Incumbent banks in Southeast Asia are well-placed to ride along the fintech disruptors in the digital finance space, according to Moody’s.

Banks have established strong digital presences thanks to successfully transitioning customers to using digital channels, the ratings agency noted. “Customer transactions at the region’s leading banks are now largely processed through internet and mobile channels,” it said in a report.

For example, Indonesia’s PT Bank Central Asia Tbk and Thailand’s Kasikornbank both reported that 90% of their transaction volumes were done digitally.

The expected moderation of fintech growth will also play to incumbent banks’ advantage when it comes to maintaining and growing their digital presence.

Although many fintechs have built up huge customer bases, their service offerings are largely limited to digital payments. Expansion into other financial services remains modest.

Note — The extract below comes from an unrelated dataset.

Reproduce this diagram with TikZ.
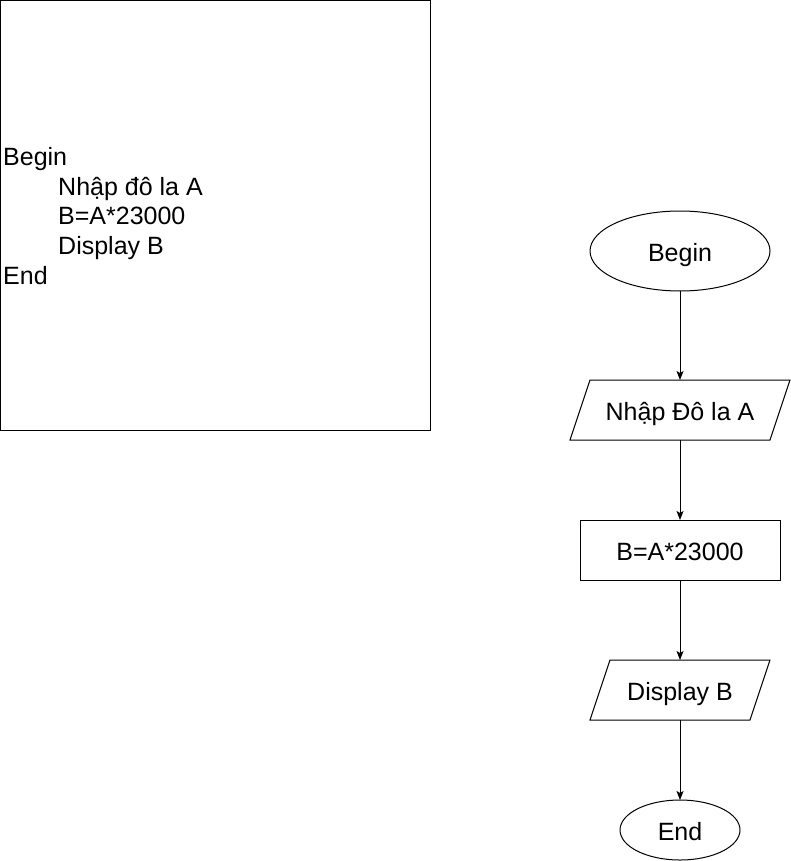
\documentclass[tikz,border=0pt]{standalone}
\usepackage{fontspec}
\setmainfont{Liberation Sans}
\usetikzlibrary{shapes.geometric, arrows, arrows.meta, positioning}
\tikzstyle{flow} = [text height=20pt, text depth=0pt, outer sep=0pt]
\tikzstyle{startstop} = [flow, draw, ellipse, line width=1pt, inner sep=0pt]
\tikzstyle{io} = [flow, rectangle, minimum height=60pt, inner sep=0pt]
\tikzstyle{slanted} = [line width=1pt]
\tikzstyle{process} = [flow, draw, rectangle, line width=1pt, minimum width=200pt, minimum height=60pt]
\tikzstyle{line} = [draw, line width=1pt, ->]

\begin{document}
\begin{tikzpicture}[x=1pt, y=1pt, >={Stealth[length=9pt, width=7pt, inset=2pt]}, font=\fontsize{25}{29.7}\selectfont]
        \useasboundingbox (0,0) rectangle (791,-861);
        % the pseudocode box on the left
        \node [draw, line width=1pt, minimum width=430pt, minimum height=430pt, anchor=north west, outer sep=0pt] (pseudo) at (0.5,-0.5) {};
        \node [anchor=west, align=left, inner sep=0pt] (code) at ([xshift=2.5pt, yshift=-0.5pt]pseudo.west) {Begin\\
            \hspace*{55pt}Nhập đô la A\\
            \hspace*{55pt}B=A*23000\\
            \hspace*{55pt}Display B\\
            End};

        % the flowchart on the right
        \node [startstop, minimum width=180pt, minimum height=80pt] (begin) at (680,-251) {Begin};
        \node [io, minimum width=200pt, below of=begin, node distance=159pt] (input) {Nhập Đô la A};
        \node [process, below of=input, node distance=140pt] (calc) {B=A*23000};
        \node [io, minimum width=160pt, below of=calc, node distance=140pt] (display) {Display B};
        \node [startstop, minimum width=120pt, minimum height=60pt, below of=display, node distance=140pt] (end) {End};

        % outlines of the two input/output boxes
        \foreach \iobox in {input, display}
            \draw [slanted] ([xshift=10pt]\iobox.north west) -- ([xshift=10pt]\iobox.north east)
                -- ([xshift=-10pt]\iobox.south east) -- ([xshift=-10pt]\iobox.south west) -- cycle;

        % connectors
        \path [line] (begin) -- (input);
        \path [line] (input) -- (calc);
        \path [line] (calc) -- (display);
        \path [line] (display) -- (end);
\end{tikzpicture}
\end{document}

Many fintechs also remain at loss-making, and tight funding conditions will curb their near-term growth, Moody’s said.

ALSO READ: Fintechs scale back and fold as funding channels dissipate

These developments are forcing tech firms to implement cost-cutting measures and delay initial public offerings, which in turn will curb their expansion. For instance, Moody’s noted that Grab Holdings has reportedly been reducing incentives for its drivers and implemented salary freezes and budget cuts.

Local regulations also curb the formation of closed loop ecosystems.

“Regulators encourage financial innovation and do not intend to shield banks from new entrants. At the same time, they seek to prevent the new entrants from using their captive customer bases to develop closed loop ecosystems,” the report said.

The emergence of national retail payment systems further tilts the competitive landscape in favor of incumbents.

“It changed the competitive landscape, especially for banks as the payment services they provide are now settled real-time and cost little to nothing for both consumers and merchants. Bank transfers are more convenient now that deposit accounts can be tagged to mobile, personal identification and business registration numbers,” Moody’s said.

The introduction of interoperable QR codes, which have seen widespread adoption in most SEA countries, also plays the same role: boosting payment efficiency, and preventing customers from being locked into a single service provider.

Further, regulatory initiatives have removed some arbitrage in rules and regulations that worked in favor of fintechs. 

For instance, banks, which are subject to more stringent know-your-customer (KYC) rules, benefited from the introduction of electronic KYC regulations as they were able to offer remote deposit account opening, according to Moody’s.